%%

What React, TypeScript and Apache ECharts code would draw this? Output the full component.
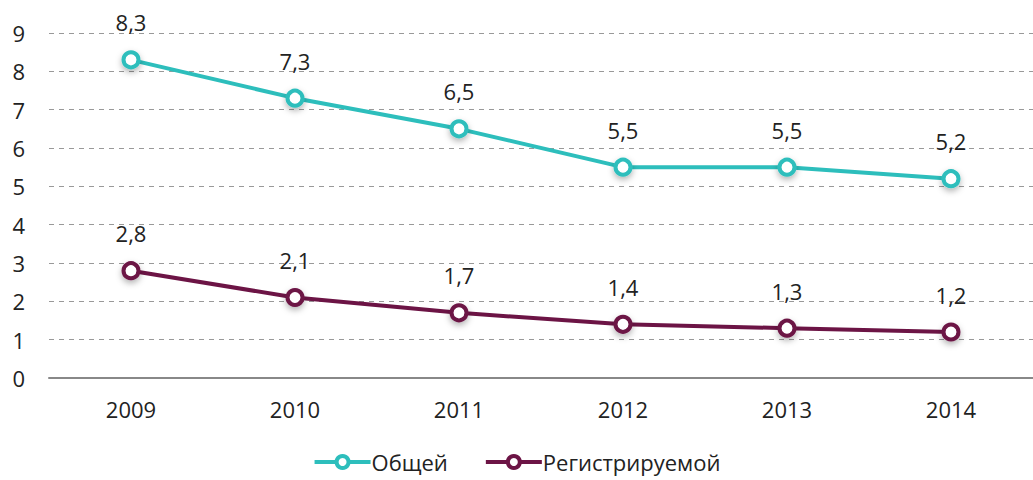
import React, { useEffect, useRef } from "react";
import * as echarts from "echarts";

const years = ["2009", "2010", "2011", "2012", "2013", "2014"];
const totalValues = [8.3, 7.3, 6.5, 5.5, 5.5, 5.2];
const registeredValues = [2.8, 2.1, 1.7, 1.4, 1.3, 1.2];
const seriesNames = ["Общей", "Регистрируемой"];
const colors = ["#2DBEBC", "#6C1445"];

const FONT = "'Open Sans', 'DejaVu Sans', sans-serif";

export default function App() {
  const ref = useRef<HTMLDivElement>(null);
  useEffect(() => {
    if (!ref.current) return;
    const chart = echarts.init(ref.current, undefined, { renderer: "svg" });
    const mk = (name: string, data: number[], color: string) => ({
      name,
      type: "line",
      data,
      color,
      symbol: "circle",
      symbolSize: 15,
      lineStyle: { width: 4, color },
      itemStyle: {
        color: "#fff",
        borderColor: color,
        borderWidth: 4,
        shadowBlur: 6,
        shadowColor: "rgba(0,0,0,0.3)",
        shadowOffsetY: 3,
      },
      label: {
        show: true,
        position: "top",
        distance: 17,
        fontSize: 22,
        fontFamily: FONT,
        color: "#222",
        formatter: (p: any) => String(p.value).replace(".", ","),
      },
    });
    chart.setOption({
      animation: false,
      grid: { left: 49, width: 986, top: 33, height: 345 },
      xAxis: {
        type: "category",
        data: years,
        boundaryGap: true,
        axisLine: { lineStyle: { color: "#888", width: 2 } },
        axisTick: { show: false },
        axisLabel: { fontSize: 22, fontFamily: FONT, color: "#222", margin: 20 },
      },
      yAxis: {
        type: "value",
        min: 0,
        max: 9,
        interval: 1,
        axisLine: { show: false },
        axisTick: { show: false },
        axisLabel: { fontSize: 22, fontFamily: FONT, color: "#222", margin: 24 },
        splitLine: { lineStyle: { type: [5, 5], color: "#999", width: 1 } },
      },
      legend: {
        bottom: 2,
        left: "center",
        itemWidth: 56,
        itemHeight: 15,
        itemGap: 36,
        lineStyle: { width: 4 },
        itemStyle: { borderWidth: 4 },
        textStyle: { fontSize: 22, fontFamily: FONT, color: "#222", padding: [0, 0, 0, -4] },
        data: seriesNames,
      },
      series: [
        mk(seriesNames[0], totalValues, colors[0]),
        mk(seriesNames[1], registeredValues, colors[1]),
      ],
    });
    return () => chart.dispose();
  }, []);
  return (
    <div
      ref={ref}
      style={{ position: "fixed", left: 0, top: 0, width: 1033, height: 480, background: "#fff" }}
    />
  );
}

%%
%%

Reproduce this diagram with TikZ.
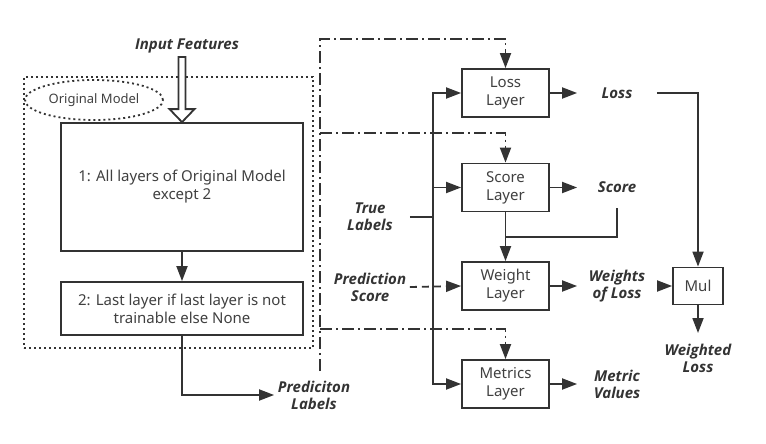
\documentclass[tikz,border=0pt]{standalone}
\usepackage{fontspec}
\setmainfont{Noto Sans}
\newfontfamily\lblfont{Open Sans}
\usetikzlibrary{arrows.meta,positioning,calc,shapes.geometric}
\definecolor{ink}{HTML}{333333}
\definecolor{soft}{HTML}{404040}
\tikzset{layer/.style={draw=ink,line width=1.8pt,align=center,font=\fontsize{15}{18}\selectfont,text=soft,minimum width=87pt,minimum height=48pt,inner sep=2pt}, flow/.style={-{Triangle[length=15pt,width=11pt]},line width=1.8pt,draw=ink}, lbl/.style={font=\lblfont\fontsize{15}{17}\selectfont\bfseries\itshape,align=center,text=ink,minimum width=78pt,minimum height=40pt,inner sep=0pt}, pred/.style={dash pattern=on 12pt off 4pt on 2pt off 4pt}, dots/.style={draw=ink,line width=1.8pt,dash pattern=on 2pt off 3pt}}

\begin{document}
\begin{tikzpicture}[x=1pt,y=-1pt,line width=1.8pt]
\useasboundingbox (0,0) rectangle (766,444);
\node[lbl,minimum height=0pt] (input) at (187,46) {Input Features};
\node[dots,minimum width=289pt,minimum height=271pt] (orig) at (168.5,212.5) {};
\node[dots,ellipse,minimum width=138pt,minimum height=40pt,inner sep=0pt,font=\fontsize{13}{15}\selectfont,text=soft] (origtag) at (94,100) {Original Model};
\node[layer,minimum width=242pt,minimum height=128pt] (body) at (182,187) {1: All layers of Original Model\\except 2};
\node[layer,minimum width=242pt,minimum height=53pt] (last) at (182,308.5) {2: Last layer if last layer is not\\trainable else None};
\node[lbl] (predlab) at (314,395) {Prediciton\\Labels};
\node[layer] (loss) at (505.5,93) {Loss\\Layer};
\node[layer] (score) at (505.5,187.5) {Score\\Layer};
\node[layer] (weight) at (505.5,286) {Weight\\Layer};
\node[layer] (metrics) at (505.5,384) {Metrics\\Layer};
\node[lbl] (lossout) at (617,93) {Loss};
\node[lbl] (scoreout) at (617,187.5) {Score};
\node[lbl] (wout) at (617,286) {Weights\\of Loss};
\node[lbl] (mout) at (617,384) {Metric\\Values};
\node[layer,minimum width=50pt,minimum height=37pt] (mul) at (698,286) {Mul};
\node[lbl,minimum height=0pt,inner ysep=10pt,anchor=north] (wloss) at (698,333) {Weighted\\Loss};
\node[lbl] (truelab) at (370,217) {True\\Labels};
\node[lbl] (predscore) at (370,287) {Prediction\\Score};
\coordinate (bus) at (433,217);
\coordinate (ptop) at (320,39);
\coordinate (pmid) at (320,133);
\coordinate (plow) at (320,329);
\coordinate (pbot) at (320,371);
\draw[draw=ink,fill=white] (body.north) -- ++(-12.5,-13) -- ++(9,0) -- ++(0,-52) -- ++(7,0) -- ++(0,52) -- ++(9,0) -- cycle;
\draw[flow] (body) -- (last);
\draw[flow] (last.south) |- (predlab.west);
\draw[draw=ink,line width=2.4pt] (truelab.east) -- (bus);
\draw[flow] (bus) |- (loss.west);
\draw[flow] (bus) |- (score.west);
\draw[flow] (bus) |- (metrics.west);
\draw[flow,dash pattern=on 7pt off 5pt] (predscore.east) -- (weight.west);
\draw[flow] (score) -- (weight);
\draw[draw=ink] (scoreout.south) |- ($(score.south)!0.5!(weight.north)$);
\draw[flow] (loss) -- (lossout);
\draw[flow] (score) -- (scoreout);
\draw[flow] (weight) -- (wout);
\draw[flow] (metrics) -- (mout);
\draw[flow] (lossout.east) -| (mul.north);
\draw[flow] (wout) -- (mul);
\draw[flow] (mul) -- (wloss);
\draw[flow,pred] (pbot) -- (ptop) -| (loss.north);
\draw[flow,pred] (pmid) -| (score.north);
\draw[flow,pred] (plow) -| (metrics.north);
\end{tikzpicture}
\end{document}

%%
%%

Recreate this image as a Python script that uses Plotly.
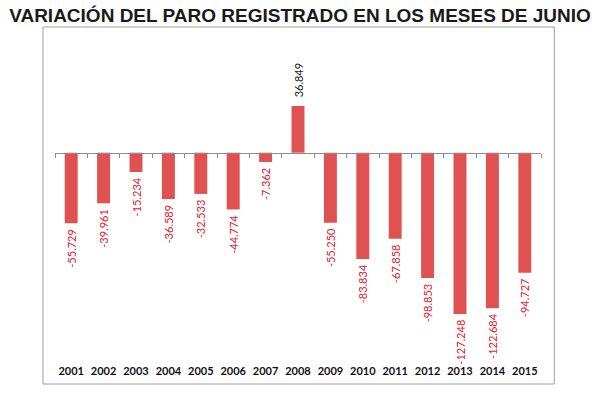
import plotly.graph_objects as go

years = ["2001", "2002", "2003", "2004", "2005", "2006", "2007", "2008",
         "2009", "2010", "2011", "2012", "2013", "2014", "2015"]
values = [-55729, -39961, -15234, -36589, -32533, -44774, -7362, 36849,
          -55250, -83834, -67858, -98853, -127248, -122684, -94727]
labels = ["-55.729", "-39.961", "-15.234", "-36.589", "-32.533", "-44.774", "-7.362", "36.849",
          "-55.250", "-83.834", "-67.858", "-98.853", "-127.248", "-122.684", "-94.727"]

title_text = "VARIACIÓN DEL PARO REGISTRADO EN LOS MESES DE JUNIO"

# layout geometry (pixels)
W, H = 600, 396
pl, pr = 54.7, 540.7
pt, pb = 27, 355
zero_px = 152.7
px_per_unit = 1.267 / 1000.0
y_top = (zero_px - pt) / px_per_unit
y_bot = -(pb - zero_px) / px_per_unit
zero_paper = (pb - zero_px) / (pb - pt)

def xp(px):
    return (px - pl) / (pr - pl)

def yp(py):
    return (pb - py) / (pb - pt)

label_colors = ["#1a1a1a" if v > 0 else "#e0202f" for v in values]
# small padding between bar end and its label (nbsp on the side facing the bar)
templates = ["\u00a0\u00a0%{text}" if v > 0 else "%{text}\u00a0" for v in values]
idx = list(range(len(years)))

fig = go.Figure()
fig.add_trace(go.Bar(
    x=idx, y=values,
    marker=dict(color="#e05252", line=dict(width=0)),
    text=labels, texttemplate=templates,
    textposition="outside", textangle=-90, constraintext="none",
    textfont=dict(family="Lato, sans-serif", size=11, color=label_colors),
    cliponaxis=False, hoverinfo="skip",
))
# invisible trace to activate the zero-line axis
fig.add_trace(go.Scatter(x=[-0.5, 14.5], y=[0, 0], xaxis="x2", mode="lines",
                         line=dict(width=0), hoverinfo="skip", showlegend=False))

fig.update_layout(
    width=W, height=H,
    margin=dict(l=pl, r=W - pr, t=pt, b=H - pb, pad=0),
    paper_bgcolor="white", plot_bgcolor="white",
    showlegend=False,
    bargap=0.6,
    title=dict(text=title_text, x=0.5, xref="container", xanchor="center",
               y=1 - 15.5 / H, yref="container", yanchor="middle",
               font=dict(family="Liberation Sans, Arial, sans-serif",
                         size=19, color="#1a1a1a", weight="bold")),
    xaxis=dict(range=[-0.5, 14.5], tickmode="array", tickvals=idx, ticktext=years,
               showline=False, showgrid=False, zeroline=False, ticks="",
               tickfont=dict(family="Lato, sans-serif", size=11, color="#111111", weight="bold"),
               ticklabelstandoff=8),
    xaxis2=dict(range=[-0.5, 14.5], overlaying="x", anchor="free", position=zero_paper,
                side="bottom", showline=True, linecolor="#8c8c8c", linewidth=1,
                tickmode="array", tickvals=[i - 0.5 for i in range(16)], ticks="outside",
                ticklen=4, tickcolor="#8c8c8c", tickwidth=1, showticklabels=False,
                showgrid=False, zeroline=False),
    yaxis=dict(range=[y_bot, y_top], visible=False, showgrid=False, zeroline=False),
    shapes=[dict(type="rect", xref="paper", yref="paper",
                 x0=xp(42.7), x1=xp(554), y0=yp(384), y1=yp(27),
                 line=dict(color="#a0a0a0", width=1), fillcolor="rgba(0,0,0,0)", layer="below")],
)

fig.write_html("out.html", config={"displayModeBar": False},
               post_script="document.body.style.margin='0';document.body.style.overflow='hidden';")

%%

### Exercise directions
Set down, without pictures, the lines between the line holding "Reproduce this diagram with TikZ." and the line holding "pattern=on 12pt off", both inclusive.

### Task solution
Reproduce this diagram with TikZ.
\documentclass[tikz,border=0pt]{standalone}
\usepackage{fontspec}
\setmainfont{Noto Sans}
\newfontfamily\lblfont{Open Sans}
\usetikzlibrary{arrows.meta,positioning,calc,shapes.geometric}
\definecolor{ink}{HTML}{333333}
\definecolor{soft}{HTML}{404040}
\tikzset{layer/.style={draw=ink,line width=1.8pt,align=center,font=\fontsize{15}{18}\selectfont,text=soft,minimum width=87pt,minimum height=48pt,inner sep=2pt}, flow/.style={-{Triangle[length=15pt,width=11pt]},line width=1.8pt,draw=ink}, lbl/.style={font=\lblfont\fontsize{15}{17}\selectfont\bfseries\itshape,align=center,text=ink,minimum width=78pt,minimum height=40pt,inner sep=0pt}, pred/.style={dash pattern=on 12pt off 4pt on 2pt off 4pt}, dots/.style={draw=ink,line width=1.8pt,dash pattern=on 2pt off 3pt}}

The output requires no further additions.